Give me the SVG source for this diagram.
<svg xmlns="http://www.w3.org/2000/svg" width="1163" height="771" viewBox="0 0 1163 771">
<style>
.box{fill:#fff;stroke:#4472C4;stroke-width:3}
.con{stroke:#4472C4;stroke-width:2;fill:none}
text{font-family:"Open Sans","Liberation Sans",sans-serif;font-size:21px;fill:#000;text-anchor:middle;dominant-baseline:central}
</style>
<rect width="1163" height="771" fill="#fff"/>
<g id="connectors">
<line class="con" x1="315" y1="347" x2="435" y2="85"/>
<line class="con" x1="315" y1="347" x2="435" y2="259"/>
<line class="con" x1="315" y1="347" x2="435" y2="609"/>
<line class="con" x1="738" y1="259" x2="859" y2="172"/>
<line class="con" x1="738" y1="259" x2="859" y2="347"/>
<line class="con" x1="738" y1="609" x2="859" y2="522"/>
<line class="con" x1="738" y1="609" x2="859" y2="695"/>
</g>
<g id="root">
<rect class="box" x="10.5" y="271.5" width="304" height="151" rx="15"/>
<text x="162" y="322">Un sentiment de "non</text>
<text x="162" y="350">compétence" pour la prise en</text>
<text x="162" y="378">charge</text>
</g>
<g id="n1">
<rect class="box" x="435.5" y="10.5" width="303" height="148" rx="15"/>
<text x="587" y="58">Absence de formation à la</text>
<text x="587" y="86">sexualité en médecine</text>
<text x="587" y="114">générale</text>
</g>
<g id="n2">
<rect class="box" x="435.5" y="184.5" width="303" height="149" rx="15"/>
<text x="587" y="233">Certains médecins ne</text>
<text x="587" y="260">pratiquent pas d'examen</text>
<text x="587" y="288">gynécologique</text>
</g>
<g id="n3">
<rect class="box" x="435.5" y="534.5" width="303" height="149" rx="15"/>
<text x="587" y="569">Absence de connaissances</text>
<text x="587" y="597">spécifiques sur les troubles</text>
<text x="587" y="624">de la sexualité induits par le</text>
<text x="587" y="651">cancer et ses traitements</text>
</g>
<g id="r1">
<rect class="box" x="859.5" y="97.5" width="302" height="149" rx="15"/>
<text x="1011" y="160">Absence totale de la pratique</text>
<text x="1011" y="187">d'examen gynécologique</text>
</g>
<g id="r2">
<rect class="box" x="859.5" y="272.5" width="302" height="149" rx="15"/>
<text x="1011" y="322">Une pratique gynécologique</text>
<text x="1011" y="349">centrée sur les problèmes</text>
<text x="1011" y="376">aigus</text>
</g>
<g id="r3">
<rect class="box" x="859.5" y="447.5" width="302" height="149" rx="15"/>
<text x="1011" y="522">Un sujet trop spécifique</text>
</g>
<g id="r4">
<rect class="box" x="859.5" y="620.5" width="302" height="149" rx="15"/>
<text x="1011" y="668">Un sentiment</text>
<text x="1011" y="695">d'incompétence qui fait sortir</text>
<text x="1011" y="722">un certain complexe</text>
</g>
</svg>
★ ★ ★ ★ ★ ★ ★
§ WORK TO BE COMPLETED:
Transcribe the whole listing with nothing added or left out.

§ RESPONSE TO THIS TASK:
Give me the SVG source for this diagram.
<svg xmlns="http://www.w3.org/2000/svg" width="1163" height="771" viewBox="0 0 1163 771">
<style>
.box{fill:#fff;stroke:#4472C4;stroke-width:3}
.con{stroke:#4472C4;stroke-width:2;fill:none}
text{font-family:"Open Sans","Liberation Sans",sans-serif;font-size:21px;fill:#000;text-anchor:middle;dominant-baseline:central}
</style>
<rect width="1163" height="771" fill="#fff"/>
<g id="connectors">
<line class="con" x1="315" y1="347" x2="435" y2="85"/>
<line class="con" x1="315" y1="347" x2="435" y2="259"/>
<line class="con" x1="315" y1="347" x2="435" y2="609"/>
<line class="con" x1="738" y1="259" x2="859" y2="172"/>
<line class="con" x1="738" y1="259" x2="859" y2="347"/>
<line class="con" x1="738" y1="609" x2="859" y2="522"/>
<line class="con" x1="738" y1="609" x2="859" y2="695"/>
</g>
<g id="root">
<rect class="box" x="10.5" y="271.5" width="304" height="151" rx="15"/>
<text x="162" y="322">Un sentiment de "non</text>
<text x="162" y="350">compétence" pour la prise en</text>
<text x="162" y="378">charge</text>
</g>
<g id="n1">
<rect class="box" x="435.5" y="10.5" width="303" height="148" rx="15"/>
<text x="587" y="58">Absence de formation à la</text>
<text x="587" y="86">sexualité en médecine</text>
<text x="587" y="114">générale</text>
</g>
<g id="n2">
<rect class="box" x="435.5" y="184.5" width="303" height="149" rx="15"/>
<text x="587" y="233">Certains médecins ne</text>
<text x="587" y="260">pratiquent pas d'examen</text>
<text x="587" y="288">gynécologique</text>
</g>
<g id="n3">
<rect class="box" x="435.5" y="534.5" width="303" height="149" rx="15"/>
<text x="587" y="569">Absence de connaissances</text>
<text x="587" y="597">spécifiques sur les troubles</text>
<text x="587" y="624">de la sexualité induits par le</text>
<text x="587" y="651">cancer et ses traitements</text>
</g>
<g id="r1">
<rect class="box" x="859.5" y="97.5" width="302" height="149" rx="15"/>
<text x="1011" y="160">Absence totale de la pratique</text>
<text x="1011" y="187">d'examen gynécologique</text>
</g>
<g id="r2">
<rect class="box" x="859.5" y="272.5" width="302" height="149" rx="15"/>
<text x="1011" y="322">Une pratique gynécologique</text>
<text x="1011" y="349">centrée sur les problèmes</text>
<text x="1011" y="376">aigus</text>
</g>
<g id="r3">
<rect class="box" x="859.5" y="447.5" width="302" height="149" rx="15"/>
<text x="1011" y="522">Un sujet trop spécifique</text>
</g>
<g id="r4">
<rect class="box" x="859.5" y="620.5" width="302" height="149" rx="15"/>
<text x="1011" y="668">Un sentiment</text>
<text x="1011" y="695">d'incompétence qui fait sortir</text>
<text x="1011" y="722">un certain complexe</text>
</g>
</svg>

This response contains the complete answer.